Reporters Without Borders Annual Report 2003 - Bhutan
|Publisher||Reporters Without Borders|
|Cite as||Reporters Without Borders, Reporters Without Borders Annual Report 2003 - Bhutan, 2003, available at: http://www.refworld.org/docid/46e6914821.html [accessed 20 November 2017]|
The king promised in 2002 to reform the national constitution to lead the country towards democracy. But by the end of the year, nothing had changed in the media, which was totally controlled by top palace officials.
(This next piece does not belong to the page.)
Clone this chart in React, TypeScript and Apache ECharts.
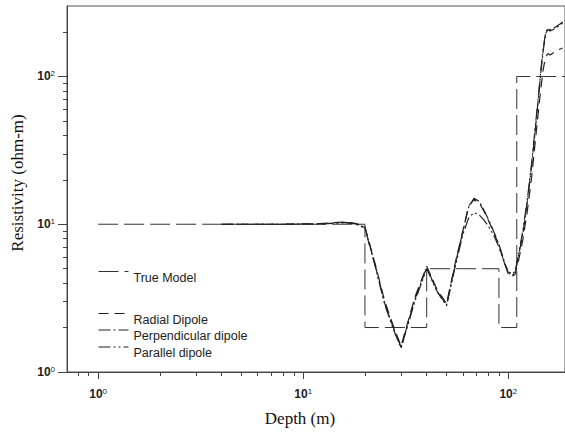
import React, { useEffect, useRef } from 'react';
import * as echarts from 'echarts';

// Axis ticks
const xMinorTicks = [0.8, 0.9, 2, 3, 4, 5, 6, 7, 8, 9, 20, 30, 40, 50, 60, 70, 80, 90];
const xMajorTicks = [1, 10, 100];
const yMinorTicks = [2, 3, 4, 5, 6, 7, 8, 9, 20, 30, 40, 50, 60, 70, 80, 90, 200];
const yMajorTicks = [1, 10, 100];

// Series names
const seriesNames = ['True Model', 'Radial Dipole', 'Perpendicular dipole', 'Parallel dipole'];

// True model (layered)
const trueModelDepth = [1, 20, 20, 40, 40, 90, 90, 110, 110, 200];
const trueModelRes = [10, 10, 2, 2, 5, 5, 2, 2, 100, 100];

// Modelled responses
const curveDepth = [4, 8, 12, 14, 16, 18, 20, 22.5, 25, 27.5, 30, 35, 40, 45, 50, 55, 60, 64, 68, 72, 76, 80, 85, 90, 96, 100, 104, 108, 112, 118, 124, 130, 135, 140, 144, 148, 152, 156, 160, 166, 172, 178, 184];
const radialRes = [10, 10, 10.1, 10.25, 10.35, 10.15, 9.6, 5.3, 3.0, 2.05, 1.5, 3.2, 5.2, 3.6, 2.9, 5.4, 9.0, 13.3, 14.6, 14.0, 12.3, 10.6, 8.8, 7.2, 5.4, 4.6, 4.4, 4.6, 5.6, 8.0, 12.5, 21, 35, 57, 82, 112, 135, 143, 140, 145, 150, 153, 156];
const perpendicularRes = [10, 10, 10.05, 10.2, 10.3, 10.1, 9.5, 5.2, 2.9, 2.0, 1.47, 3.1, 5.1, 3.5, 2.85, 5.3, 8.9, 13, 15, 14.3, 12.5, 10.8, 8.9, 7.3, 5.5, 4.7, 4.5, 4.7, 6.0, 8.8, 14.5, 25, 42, 70, 105, 150, 195, 208, 203, 208, 215, 222, 230];
const parallelRes = [10, 10, 10.05, 10.15, 10.25, 10.05, 9.4, 5.1, 2.85, 1.95, 1.45, 3.0, 5.0, 3.5, 2.8, 5.1, 8.5, 11, 12, 11.6, 10.7, 9.7, 8.4, 7.0, 5.4, 4.8, 4.6, 4.8, 6.2, 9.2, 15, 26, 44, 72, 110, 155, 198, 212, 207, 212, 219, 226, 234];

const pairs = (xs: number[], ys: number[]) => xs.map((x, i) => [x, ys[i]]);

const supFormatter = (v: number) => {
  const e = Math.round(Math.log10(v));
  return `{b|10}{s|${e}}`;
};
const labelRich = {
  b: { fontFamily: 'Liberation Sans', fontSize: 12, fontWeight: 'bold', color: '#222', lineHeight: 14 },
  s: { fontFamily: 'Liberation Sans', fontSize: 8, color: '#222', lineHeight: 8, verticalAlign: 'top' },
};

export default function App() {
  const ref = useRef<HTMLDivElement>(null);
  useEffect(() => {
    const chart = echarts.init(ref.current!, null, { renderer: 'svg' });
    const X_MIN = 0.705;
    const X_MAX = 189;
    const Y_MIN = 1;
    const Y_MAX = 300;
    const axisLineStyle = { color: '#444', width: 1 };
    const dashes: number[][] = [[20, 6], [10, 6], [12, 3, 2, 3], [12, 3, 2, 3, 2, 3]];
    const widths = [1, 1.2, 1.2, 1.2];
    const colors = ['#333', '#222', '#222', '#222'];
    const legendTops = [259, 301, 317.5, 334.5];
    const legends = seriesNames.map((n, i) => ({
      data: [n],
      left: 98,
      top: legendTops[i],
      orient: 'vertical',
      padding: 0,
      itemWidth: 30,
      itemHeight: 14,
      itemGap: 0,
      selectedMode: false,
      formatter: (name: string) => '\n' + name,
      itemStyle: { opacity: 0 },
      lineStyle: { type: dashes[i], width: 1, color: colors[i] },
      textStyle: {
        fontFamily: 'Liberation Sans',
        fontSize: 12.5,
        color: '#222',
        lineHeight: 12,
      },
    }));
    chart.setOption({
      animation: false,
      backgroundColor: '#fff',
      grid: {
        left: 67,
        right: -2,
        top: 6,
        bottom: 59,
        show: true,
        borderColor: '#555',
        borderWidth: 1,
      },
      legend: legends,
      xAxis: [
        {
          type: 'log',
          logBase: 10,
          min: X_MIN,
          max: X_MAX,
          position: 'bottom',
          axisLine: { show: true, lineStyle: axisLineStyle },
          axisTick: { show: true, length: 4, customValues: xMinorTicks, lineStyle: axisLineStyle },
          axisLabel: { show: false },
          splitLine: { show: false },
        },
        {
          type: 'log',
          logBase: 10,
          min: X_MIN,
          max: X_MAX,
          position: 'bottom',
          axisLine: { show: true, lineStyle: axisLineStyle },
          axisTick: { show: true, length: 7, customValues: xMajorTicks, lineStyle: axisLineStyle },
          axisLabel: {
            show: true,
            customValues: xMajorTicks,
            formatter: supFormatter,
            rich: labelRich,
            margin: 15,
          },
          splitLine: { show: false },
          name: 'Depth (m)',
          nameLocation: 'middle',
          nameGap: 38,
          nameTextStyle: {
            fontFamily: 'Liberation Serif',
            fontSize: 17,
            color: '#111',
            padding: [0, 32, 0, 0],
          },
        },
      ],
      yAxis: [
        {
          type: 'log',
          logBase: 10,
          min: Y_MIN,
          max: Y_MAX,
          position: 'left',
          axisLine: { show: true, lineStyle: axisLineStyle },
          axisTick: { show: true, length: 4, customValues: yMinorTicks, lineStyle: axisLineStyle },
          axisLabel: { show: false },
          splitLine: { show: false },
        },
        {
          type: 'log',
          logBase: 10,
          min: Y_MIN,
          max: Y_MAX,
          position: 'left',
          axisLine: { show: true, lineStyle: axisLineStyle },
          axisTick: { show: true, length: 9, customValues: yMajorTicks, lineStyle: axisLineStyle },
          axisLabel: {
            show: true,
            customValues: yMajorTicks,
            formatter: supFormatter,
            rich: labelRich,
            margin: 12,
          },
          splitLine: { show: false },
          name: 'Resistivity (ohm-m)',
          nameLocation: 'middle',
          nameGap: 36,
          nameTextStyle: {
            fontFamily: 'Liberation Serif',
            fontSize: 17,
            color: '#111',
            padding: [0, 0, 0, 12],
          },
        },
      ],
      series: [
        {
          name: seriesNames[0],
          type: 'line',
          symbol: 'none',
          data: pairs(trueModelDepth, trueModelRes),
          color: colors[0],
          lineStyle: { color: colors[0], width: widths[0], type: dashes[0] },
        },
        {
          name: seriesNames[1],
          type: 'line',
          symbol: 'none',
          data: pairs(curveDepth, radialRes),
          color: colors[1],
          lineStyle: { color: colors[1], width: widths[1], type: dashes[1] },
        },
        {
          name: seriesNames[2],
          type: 'line',
          symbol: 'none',
          data: pairs(curveDepth, perpendicularRes),
          color: colors[2],
          lineStyle: { color: colors[2], width: widths[2], type: dashes[2] },
        },
        {
          name: seriesNames[3],
          type: 'line',
          symbol: 'none',
          data: pairs(curveDepth, parallelRes),
          color: colors[3],
          lineStyle: { color: colors[3], width: widths[3], type: dashes[3] },
        },
      ],
    });
    return () => chart.dispose();
  }, []);
  return (
    <div
      ref={ref}
      style={{ position: 'fixed', left: 0, top: 0, width: 565, height: 432, background: '#fff' }}
    />
  );
}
The only criticism of the regime was to be found on the forum of the official newspaper's Internet website kuenselonline.com.
The exiled Bhutan Journalists Association appealed to King Jigme Singye Wangchuk on 5 June 2002 to introduce freedom of the press, including a press council to guarantee media diversity. The appeal, by 42 journalists, was announced at the Damak refugee camp in Nepal.
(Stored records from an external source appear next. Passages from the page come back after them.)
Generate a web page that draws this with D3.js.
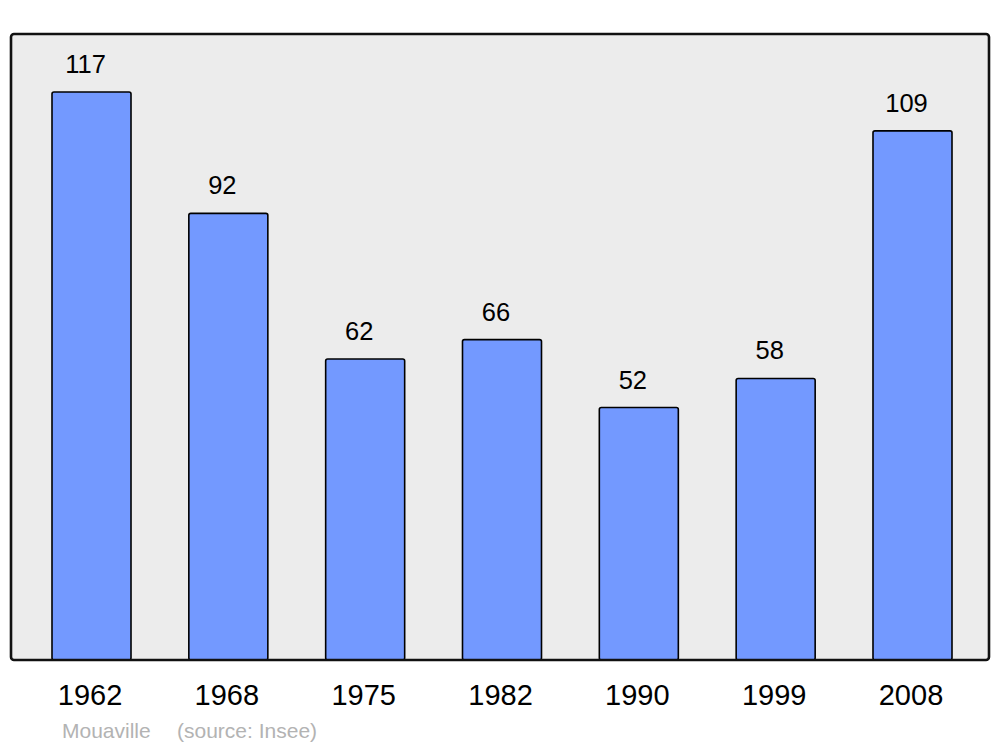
<!DOCTYPE html>
<html>
<head>
<meta charset="utf-8">
<script src="https://cdn.jsdelivr.net/npm/d3@7"></script>
<style>
  html, body { margin: 0; padding: 0; background: #ffffff; }
  svg { display: block; font-family: "Liberation Sans", Arial, sans-serif; }
</style>
</head>
<body>
<svg id="chart" width="1000" height="747"></svg>
<script>
const years = ["1962", "1968", "1975", "1982", "1990", "1999", "2008"];
const population = [117, 92, 62, 66, 52, 58, 109];
const townName = "Mouaville";
const sourceText = "(source: Insee)";

const svg = d3.select("#chart");

const x = d3.scaleBand()
  .domain(years)
  .range([52, 952])
  .paddingInner(0.4226)
  .paddingOuter(0);

const y = d3.scaleLinear()
  .domain([0, 117])
  .range([660, 92]);

// frame background
svg.append("rect")
  .attr("x", 11).attr("y", 34)
  .attr("width", 978).attr("height", 626)
  .attr("rx", 3).attr("ry", 3)
  .attr("fill", "#ececec");

const data = years.map((yr, i) => ({ year: yr, value: population[i] }));

svg.selectAll("rect.bar")
  .data(data)
  .enter().append("rect")
  .attr("class", "bar")
  .attr("x", d => x(d.year))
  .attr("y", d => y(d.value))
  .attr("width", x.bandwidth())
  .attr("height", d => y(0) - y(d.value))
  .attr("rx", 2).attr("ry", 2)
  .attr("fill", "#7399ff")
  .attr("stroke", "#000")
  .attr("stroke-width", 1.6);

// frame border
svg.append("rect")
  .attr("x", 11).attr("y", 34)
  .attr("width", 978).attr("height", 626)
  .attr("rx", 3).attr("ry", 3)
  .attr("fill", "none")
  .attr("stroke", "#111")
  .attr("stroke-width", 2.6);

// value labels
svg.selectAll("text.val")
  .data(data)
  .enter().append("text")
  .attr("class", "val")
  .attr("x", d => x(d.year) + x.bandwidth() / 2 - 6)
  .attr("y", d => y(d.value) - 19)
  .attr("text-anchor", "middle")
  .attr("font-size", 25.5)
  .attr("fill", "#000")
  .text(d => d.value);

// x axis labels
const xAxis = d3.axisBottom(x).tickSize(0).tickPadding(0);
const gx = svg.append("g")
  .attr("transform", "translate(-1.5,0)")
  .call(xAxis);
gx.select(".domain").remove();
gx.selectAll("text")
  .attr("y", 704.5)
  .attr("dy", null)
  .attr("font-size", 29)
  .attr("font-family", "\"Liberation Sans\", Arial, sans-serif")
  .attr("fill", "#000");

// footer
svg.append("text")
  .attr("x", 62).attr("y", 738)
  .attr("font-size", 21)
  .attr("fill", "#b3b3b3")
  .text(townName);
svg.append("text")
  .attr("x", 177).attr("y", 738)
  .attr("font-size", 21)
  .attr("fill", "#b3b3b3")
  .text(sourceText);
</script>
</body>
</html>
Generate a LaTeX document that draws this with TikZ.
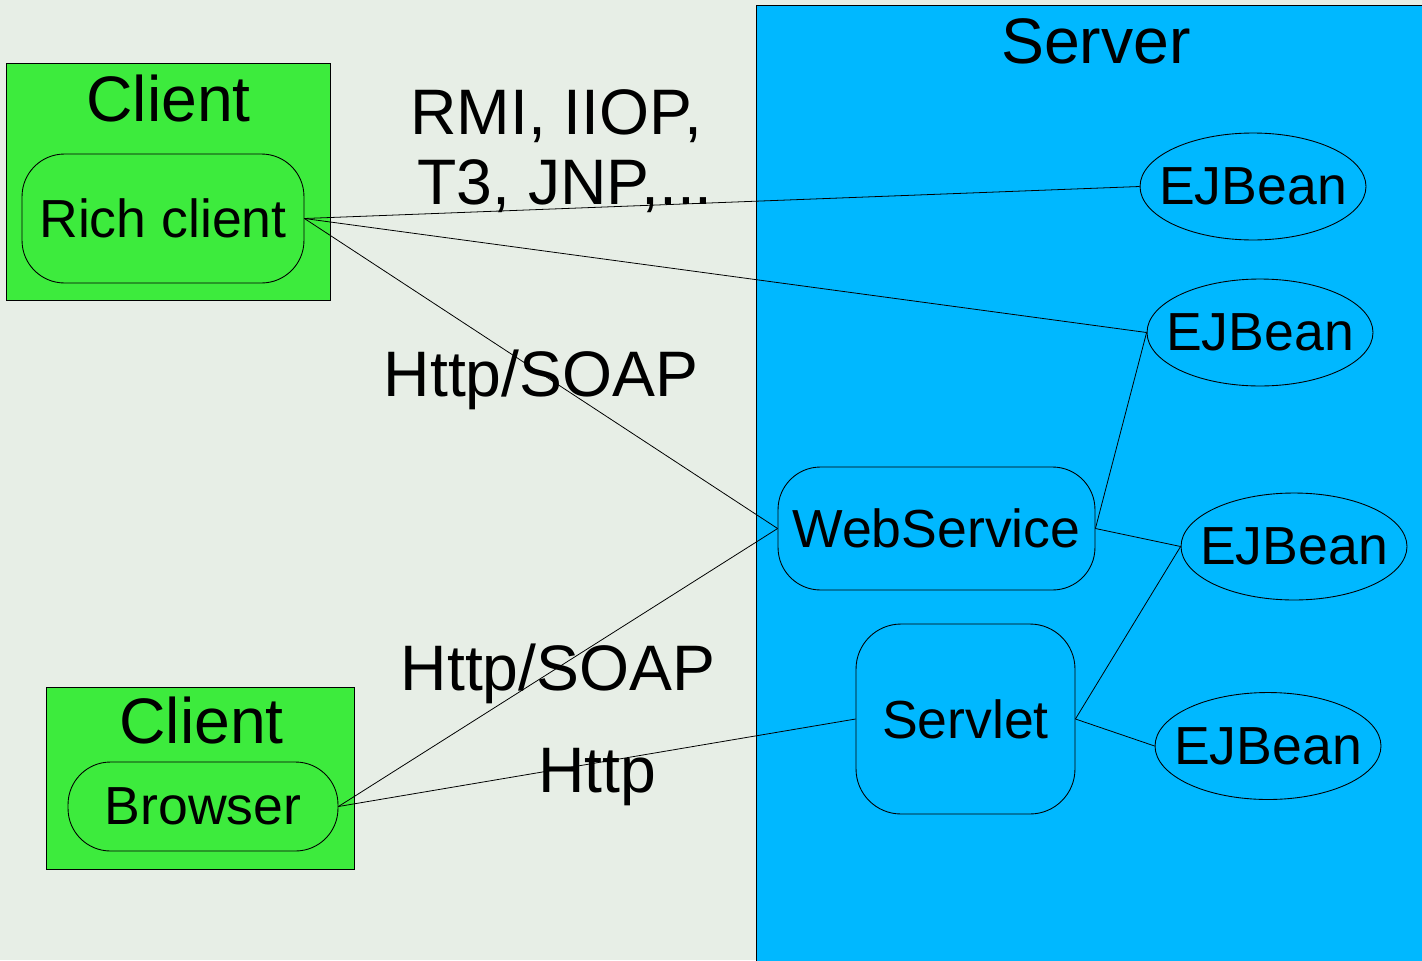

Despite the king's liberal policies, including votes for all, the monarchy left little room for diversity of the media, which was entirely state-controlled and in the hands of palace officials. The official weekly Kuensel is published in three languages – English, Dzong-ka and Nepalese. The sole radio station, Bhutan Broadcasting Service (BBS), puts out two daily news bulletins in the country's four languages.
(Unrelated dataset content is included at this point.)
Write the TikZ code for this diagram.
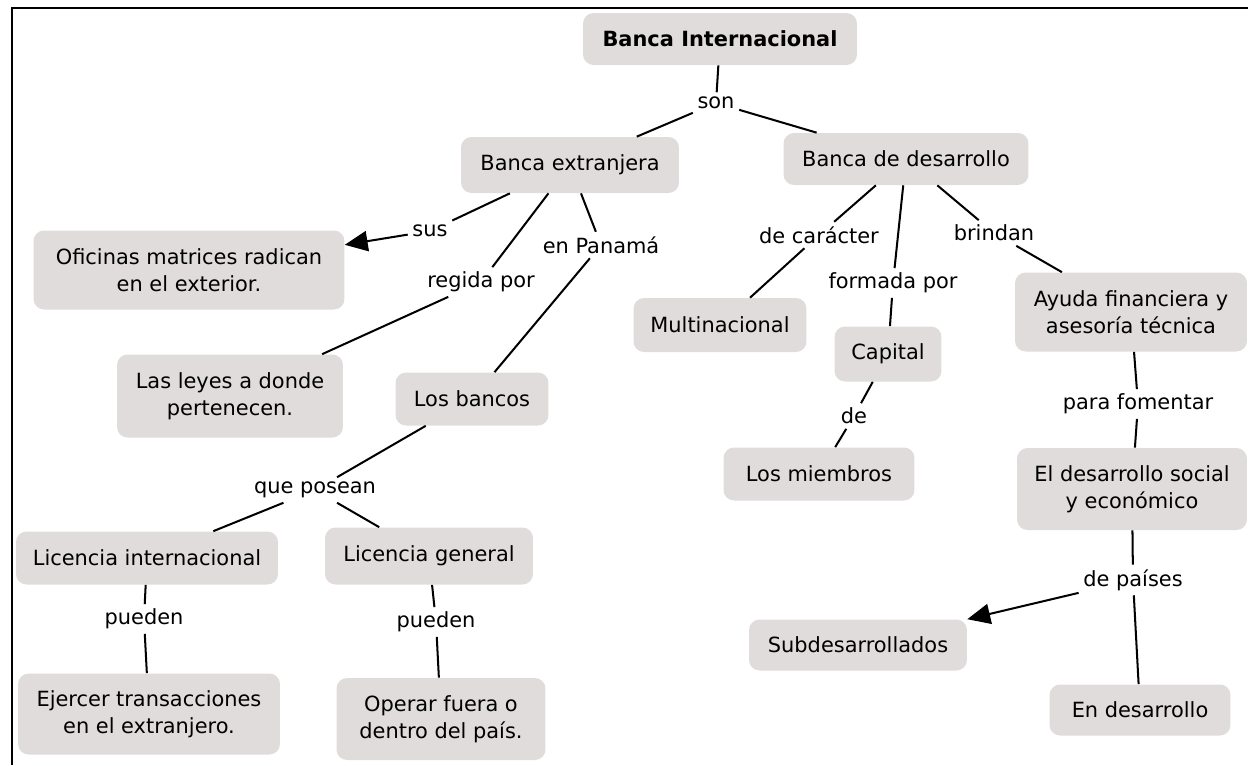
\documentclass[tikz,border=0pt]{standalone}
\usepackage{fontspec}
\setmainfont{DejaVu Sans}
\usepackage{tikz}
\usetikzlibrary{arrows.meta,positioning}
\definecolor{boxgray}{RGB}{223,220,219}

\begin{document}
\begin{tikzpicture}[x=0.02cm, y=-0.02cm,
    font=\fontsize{11.9}{15.3}\selectfont,
    concept/.style={rectangle, rounded corners=6pt, fill=boxgray, align=center, inner sep=0pt},
    linkword/.style={inner sep=2.5pt, align=center},
    every edge/.style={draw, line width=1.15pt},
    tip/.style={-{Triangle[length=13pt,width=11.5pt]}}]
        \useasboundingbox (0,0) rectangle (1248,765);
        \draw[line width=1.4pt] (1248,8) -- (12,8) -- (12,765);
        % concepts
        \node[concept, minimum width=5.48cm, minimum height=1.04cm] (BI) at (720,39) {\textbf{Banca Internacional}};
        \node[concept, minimum width=4.36cm, minimum height=1.12cm] (BE) at (570,165) {Banca extranjera};
        \node[concept, minimum width=4.90cm, minimum height=1.04cm] (BD) at (906,159) {Banca de desarrollo};
        \node[concept, minimum width=6.22cm, minimum height=1.58cm] (OF) at (189,270) {Oficinas matrices radican\\en el exterior.};
        \node[concept, minimum width=4.52cm, minimum height=1.66cm] (LY) at (230,396) {Las leyes a donde\\pertenecen.};
        \node[concept, minimum width=3.06cm, minimum height=1.06cm] (LB) at (472,399) {Los bancos};
        \node[concept, minimum width=5.24cm, minimum height=1.06cm] (LI) at (147,558) {Licencia internacional};
        \node[concept, minimum width=4.16cm, minimum height=1.14cm] (LG) at (429,556) {Licencia general};
        \node[concept, minimum width=5.24cm, minimum height=1.62cm] (EJ) at (149,714) {Ejercer transacciones\\en el extranjero.};
        \node[concept, minimum width=4.18cm, minimum height=1.64cm] (OP) at (441,719) {Operar fuera o\\dentro del país.};
        \node[concept, minimum width=3.46cm, minimum height=1.08cm] (MU) at (720,325) {Multinacional};
        \node[concept, minimum width=2.14cm, minimum height=1.10cm] (CA) at (888,354) {Capital};
        \node[concept, minimum width=3.82cm, minimum height=1.06cm] (MI) at (819,474) {Los miembros};
        \node[concept, minimum width=4.64cm, minimum height=1.58cm] (AY) at (1131,312) {Ayuda financiera y\\asesoría técnica};
        \node[concept, minimum width=4.60cm, minimum height=1.64cm] (ED) at (1132,489) {El desarrollo social\\y económico};
        \node[concept, minimum width=4.36cm, minimum height=1.02cm] (SD) at (858,645) {Subdesarrollados};
        \node[concept, minimum width=3.62cm, minimum height=1.02cm] (EN) at (1140,710) {En desarrollo};
        % linking words
        \node[linkword] (son) at (716,103) {son};
        \node[linkword] (sus) at (430,231) {sus};
        \node[linkword] (regida) at (481,282) {regida por};
        \node[linkword] (panama) at (601,245) {en Panamá};
        \node[linkword] (posean) at (315,490) {que posean};
        \node[linkword] (puedenI) at (144,619) {pueden};
        \node[linkword] (puedenG) at (436,622) {pueden};
        \node[linkword] (caracter) at (819,235) {de carácter};
        \node[linkword] (formada) at (893,283) {formada por};
        \node[linkword] (brindan) at (994,233) {brindan};
        \node[linkword] (de) at (854,416) {de};
        \node[linkword] (fomentar) at (1138,404) {para fomentar};
        \node[linkword] (paises) at (1133,580) {de países};
        \path
          (BI) edge (son)
          (son) edge (BE)
          (son) edge (BD)
          (BE) edge (sus)
          (sus) edge [tip] (OF)
          (BE) edge (regida)
          (regida) edge (LY)
          (BE) edge (panama)
          (panama) edge (LB)
          (LB) edge (posean)
          (posean) edge (LI)
          (posean) edge (LG)
          (LI) edge (puedenI)
          (puedenI) edge (EJ)
          (LG) edge (puedenG)
          (puedenG) edge (OP)
          (BD) edge (caracter)
          (caracter) edge (MU)
          (BD) edge (formada)
          (formada) edge (CA)
          (CA) edge (de)
          (de) edge (MI)
          (BD) edge (brindan)
          (brindan) edge (AY)
          (AY) edge (fomentar)
          (fomentar) edge (ED)
          (ED) edge (paises)
          (paises) edge [tip] (SD)
          (paises) edge (EN);
\end{tikzpicture}
\end{document}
Television and the Internet came to Bhutan in 1999 and have grown hesitantly. The government TV station puts out a daily news programme in two languages but only broadcasts to the capital, Thimphu. But the wealthy can pick up foreign stations by cable and satellite dish.
The sole Internet service provider (ISP), Druknet, provides access for the government and for customers of the country's few cybercafés. The weekly Kuensel has a website in English and criticism of the government can be found in its discussion forum.
The Bhutan ambassador in Switzerland wrote to Reporters Without Borders and said there were no restrictions in the country on publications, foreign TV reception or Internet access, except where pornography was concerned.